Tripathi: The industry is moving towards achieving higher data rates for WLAN devices. End users want faster delivery of content and a higher data rate is the most demanding expectation.
Now that 802.11 a, b, g and n standards have matured, work is underway for 802.11ac and 802.11ad, which are targeted to provide 7000Mbps per stream data rates.

Baldua: The throughput of WLAN completely depends on the configuration and the design associated with it. It is a built-in system with its own properties and tendencies. As time passes, newer configurations will enable designers to radically improve the existing throughput values and move towards a higher level for them.

Narasimhan: With 802.11ac already being implemented, MIMO is now the latest way to increase your throughput. The industry is now moving towards 4×4 and 8×8 MIMO to adjust to the new standards.
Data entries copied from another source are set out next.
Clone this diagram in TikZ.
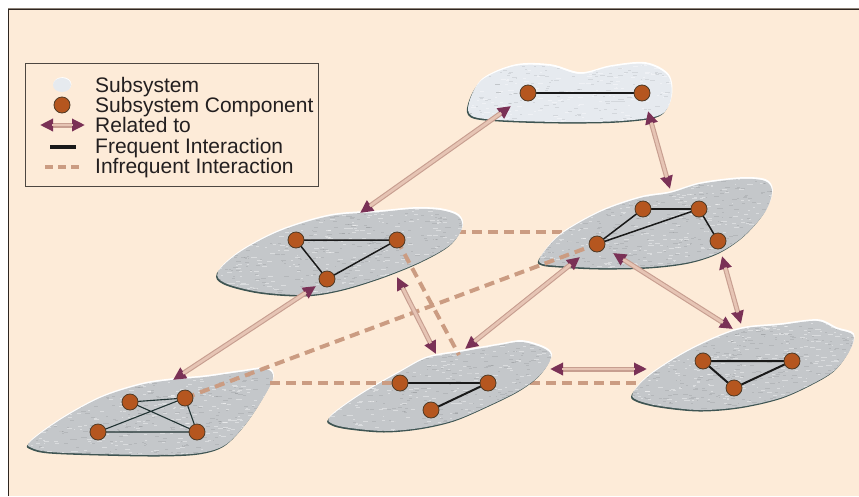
\documentclass[tikz,border=0pt]{standalone}
\usepackage{fontspec}
\setmainfont{Liberation Sans}
\usetikzlibrary{arrows.meta}

\definecolor{bgpeach}{HTML}{FDEBD8}
\definecolor{framedark}{HTML}{2E2620}
\definecolor{framegray}{HTML}{8C8278}
\definecolor{blobgray}{HTML}{C4C7CA}
\definecolor{blobtop}{HTML}{E6EAEF}
\definecolor{blobrim}{HTML}{3E5452}
\definecolor{compfill}{HTML}{B5561F}
\definecolor{compline}{HTML}{4E3A26}
\definecolor{shaftlight}{HTML}{E6C4B4}
\definecolor{shaftdark}{HTML}{C79E90}
\definecolor{headcol}{HTML}{7A3156}
\definecolor{dashcol}{HTML}{CB9C82}
\definecolor{textcol}{HTML}{231F20}
\definecolor{edgeteal}{HTML}{203232}

% short random strokes that give the subsystems their grain
\newcommand\grain[5]{%
  \foreach \k in {1,...,#1}{%
    \pgfmathsetmacro\gx{#2+rnd*(#4-#2)}%
    \pgfmathsetmacro\gy{#3+rnd*(#5-#3)}%
    \pgfmathsetmacro\gw{1.5+4*rnd}%
    \ifodd\k
      \fill[white,opacity=0.38] (\gx,\gy) rectangle ++(\gw,0.9);
    \else
      \fill[black,opacity=0.08] (\gx,\gy) rectangle ++(\gw,0.9);
    \fi}}

% a subsystem: dark rim below, light rim above, grainy fill
\newcommand\subsys[3][blobgray]{%
  \fill[blobrim,xshift=-1.2pt,yshift=-1.5pt] plot[smooth cycle,tension=0.55] coordinates {#2};
  \fill[white,xshift=0.8pt,yshift=1.8pt] plot[smooth cycle,tension=0.55] coordinates {#2};
  \fill[#1] plot[smooth cycle,tension=0.55] coordinates {#2};
  \begin{scope}
    \clip plot[smooth cycle,tension=0.55] coordinates {#2};
    \grain#3
  \end{scope}}

\tikzset{
  comp/.style={circle, fill=compfill, draw=compline, line width=0.8pt,
    minimum size=16pt, inner sep=0pt},
  freq/.style={draw=black!90, line width=1.5pt},
  infreq/.style={draw=dashcol, line width=4pt, dash pattern=on 10pt off 6pt},
  related/.style={line width=5pt, draw=shaftdark,
    {Triangle[length=13pt,width=12pt,color=headcol]}-{Triangle[length=13pt,width=12pt,color=headcol]},
    postaction={draw=shaftlight, line width=2.8pt, -, shorten <=12pt, shorten >=12pt}},
  legtext/.style={anchor=base west, inner sep=0pt, text=textcol,
    font=\fontsize{21}{22}\selectfont}
}

\begin{document}
\begin{tikzpicture}[x=1pt,y=-1pt]
\pgfmathsetseed{4242}
\useasboundingbox (0,0) rectangle (859,496);
\fill[white] (0,0) rectangle (859,496);
\fill[bgpeach] (8,9) rectangle (859,496);
\draw[framegray, line width=1pt] (8,8.3) -- (859,8.3);
\draw[framedark, line width=1.2pt] (8,9.4) -- (859,9.4);
\draw[framedark, line width=1.5pt] (8.6,9) -- (8.6,496);

% component positions
\coordinate (A1) at (528,93);  \coordinate (A2) at (642,93);
\coordinate (B1) at (296,240); \coordinate (B2) at (397,240); \coordinate (B3) at (327,279);
\coordinate (C1) at (643,209); \coordinate (C2) at (699,209);
\coordinate (C3) at (597,244); \coordinate (C4) at (718,241);
\coordinate (D1) at (130,402); \coordinate (D2) at (185,398);
\coordinate (D3) at (98,432);  \coordinate (D4) at (197,432);
\coordinate (E1) at (400,383); \coordinate (E2) at (488,383); \coordinate (E3) at (431,410);
\coordinate (F1) at (703,361); \coordinate (F2) at (792,361); \coordinate (F3) at (734,388);

% loose ends of infrequent interactions
\coordinate (bcW) at (440,232); \coordinate (bcE) at (575,232);
\coordinate (efW) at (530,383); \coordinate (efE) at (650,383);
\coordinate (beS) at (459,355); \coordinate (deW) at (270,383);

% infrequent interactions hidden under the subsystems
\draw[infreq] (bcW) -- (bcE);
\draw[infreq] (efW) -- (efE);

% subsystems
\subsys[blobtop]{(469,103) (482,80) (515,66) (550,66) (580,74) (610,67) (645,64) (668,76) (671,98) (660,115) (620,121) (560,122) (500,120) (472,116)}{{350}{465}{62}{675}{124}}
\subsys{(218,272) (240,252) (280,231) (330,216) (380,212) (413,209) (440,210) (458,216) (462,228) (450,245) (420,262) (380,278) (340,290) (305,295) (260,292) (225,283)}{{650}{215}{205}{465}{298}}
\subsys{(540,258) (560,235) (600,212) (640,198) (670,193) (700,184) (740,179) (765,181) (772,192) (765,212) (745,235) (720,252) (690,262) (650,267) (600,268) (560,266) (543,264)}{{650}{537}{176}{775}{270}}
\subsys{(30,442) (60,420) (100,398) (140,385) (172,380) (205,377) (240,372) (266,369) (273,378) (262,400) (245,425) (225,445) (200,453) (160,455) (100,454) (50,452) (32,448)}{{650}{28}{366}{276}{458}}
\subsys{(330,417) (360,395) (400,372) (427,358) (460,352) (500,345) (522,342) (545,349) (551,358) (540,375) (520,390) (490,405) (455,420) (420,428) (385,431) (350,428) (333,424)}{{550}{328}{340}{553}{433}}
\subsys{(633,393) (650,375) (690,350) (737,330) (780,325) (817,321) (836,329) (853,335) (850,350) (835,370) (810,385) (780,398) (740,407) (700,410) (660,406) (637,400)}{{650}{630}{318}{856}{412}}

% infrequent interactions drawn across the subsystems
\draw[infreq] (B2) -- (beS);
\draw[infreq] (D2) -- (C3);
\draw[infreq] (deW) -- (E1);

% frequent interactions
\draw[freq, line width=2.8pt] (A1) -- (A2);
\draw[freq] (B1) -- (B2) (B1) -- (B3) (B2) -- (B3);
\draw[freq, line width=2.6pt] (C1) -- (C2);
\draw[freq] (C1) -- (C3) (C2) -- (C3) (C2) -- (C4);
\draw[freq, draw=edgeteal, line width=1.1pt] (D1) -- (D2) (D1) -- (D4) (D2) -- (D3) (D3) -- (D4) (D2) -- (D4);
\draw[freq, line width=1.3pt] (E1) -- (E2);
\draw[freq, line width=2pt] (E2) -- (E3);
\draw[freq, line width=2pt] (F1) -- (F2) (F1) -- (F3) (F2) -- (F3);

% components
\foreach \c in {A1,A2,B1,B2,B3,C1,C2,C3,C4,D1,D2,D3,D4,E1,E2,E3,F1,F2,F3}
  \node[comp] (n\c) at (\c) {};

% relations between subsystems
\coordinate (ra1) at (511,106); \coordinate (rb1) at (360,213);
\coordinate (ra2) at (648,111); \coordinate (rc1) at (670,189);
\coordinate (rb2) at (316,286); \coordinate (rd1) at (173,380);
\coordinate (rb3) at (397,277); \coordinate (re1) at (436,354);
\coordinate (rc2) at (580,257); \coordinate (re2) at (465,349);
\coordinate (rc3) at (613,253); \coordinate (rf1) at (733,329);
\coordinate (rc4) at (722,256); \coordinate (rf2) at (741,324);
\coordinate (re3) at (550,369); \coordinate (rf3) at (647,369);
\draw[related] (ra1) -- (rb1);
\draw[related] (ra2) -- (rc1);
\draw[related] (rb2) -- (rd1);
\draw[related] (rb3) -- (re1);
\draw[related] (rc2) -- (re2);
\draw[related] (rc3) -- (rf1);
\draw[related] (rc4) -- (rf2);
\draw[related] (re3) -- (rf3);

% legend
\draw[draw=framedark!85, line width=1pt] (25,63) rectangle (318,186);
\fill[white,xshift=0.4pt,yshift=0.8pt] (62,85) ellipse [x radius=9, y radius=7];
\fill[blobtop] (62,85) ellipse [x radius=9, y radius=7];
\node[comp] (lgcomp) at (62,105) {};
\coordinate (lgaW) at (40,125); \coordinate (lgaE) at (85,125);
\draw[related] (lgaW) -- (lgaE);
\coordinate (lgfW) at (50,147); \coordinate (lgfE) at (76,147);
\draw[freq, line width=3.2pt] (lgfW) -- (lgfE);
\coordinate (lgiW) at (45,167); \coordinate (lgiE) at (79,167);
\draw[infreq, line width=3.5pt, dash pattern=on 8pt off 5pt] (lgiW) -- (lgiE);
\node[legtext] (l1) at (95,92.5) {Subsystem};
\node[legtext] (l2) at (95,112.7) {Subsystem Component};
\node[legtext] (l3) at (95,132.8) {Related to};
\node[legtext] (l4) at (95,153) {Frequent Interaction};
\node[legtext] (l5) at (95,173) {Infrequent Interaction};
\end{tikzpicture}
\end{document}
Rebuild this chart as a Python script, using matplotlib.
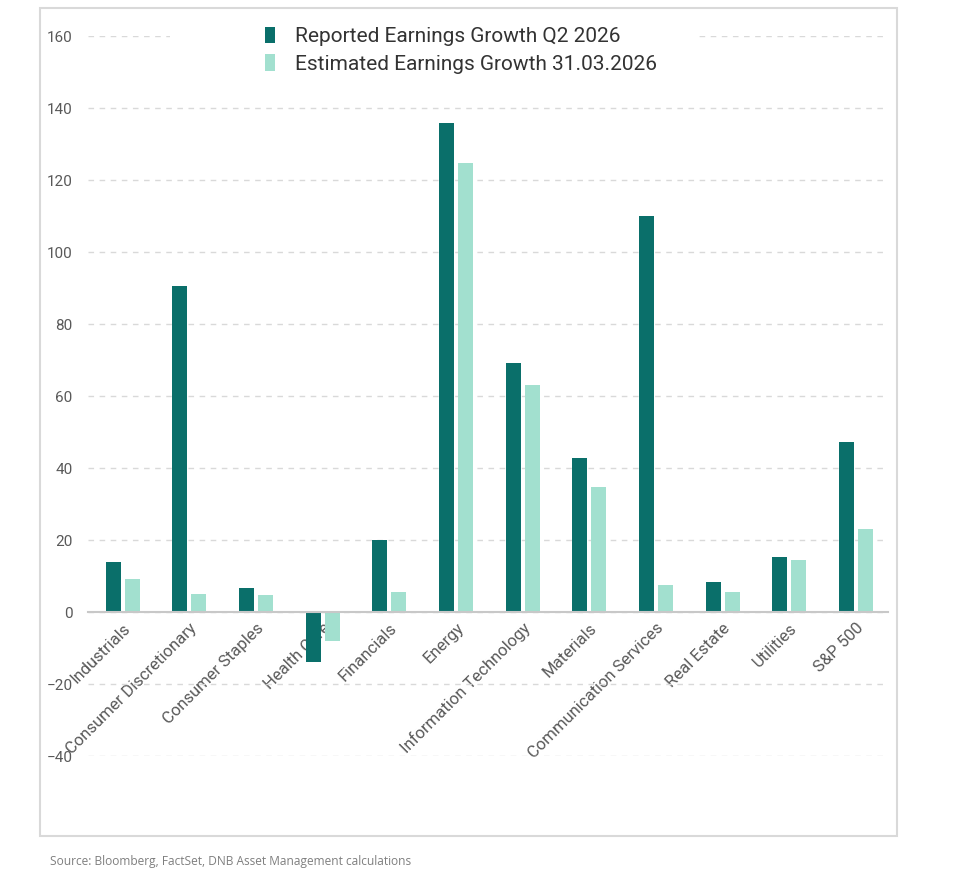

Once you have a 2×2 MIMO system, you are basically pumping twice the data in the same bandwidth, and this doubles your throughput.

Kumar: The latest WLAN technology, 802.11ac, builds on 802.11n with a wider RF bandwidth (up to 160 MHz), MIMO and high-density 256QAM modulation promises to take the throughput of WLAN to newer places. As a result of the advanced technology, WLAN 802.11ac will provide a high throughput of 1 Gbps below 6 GHz, for multiple stations.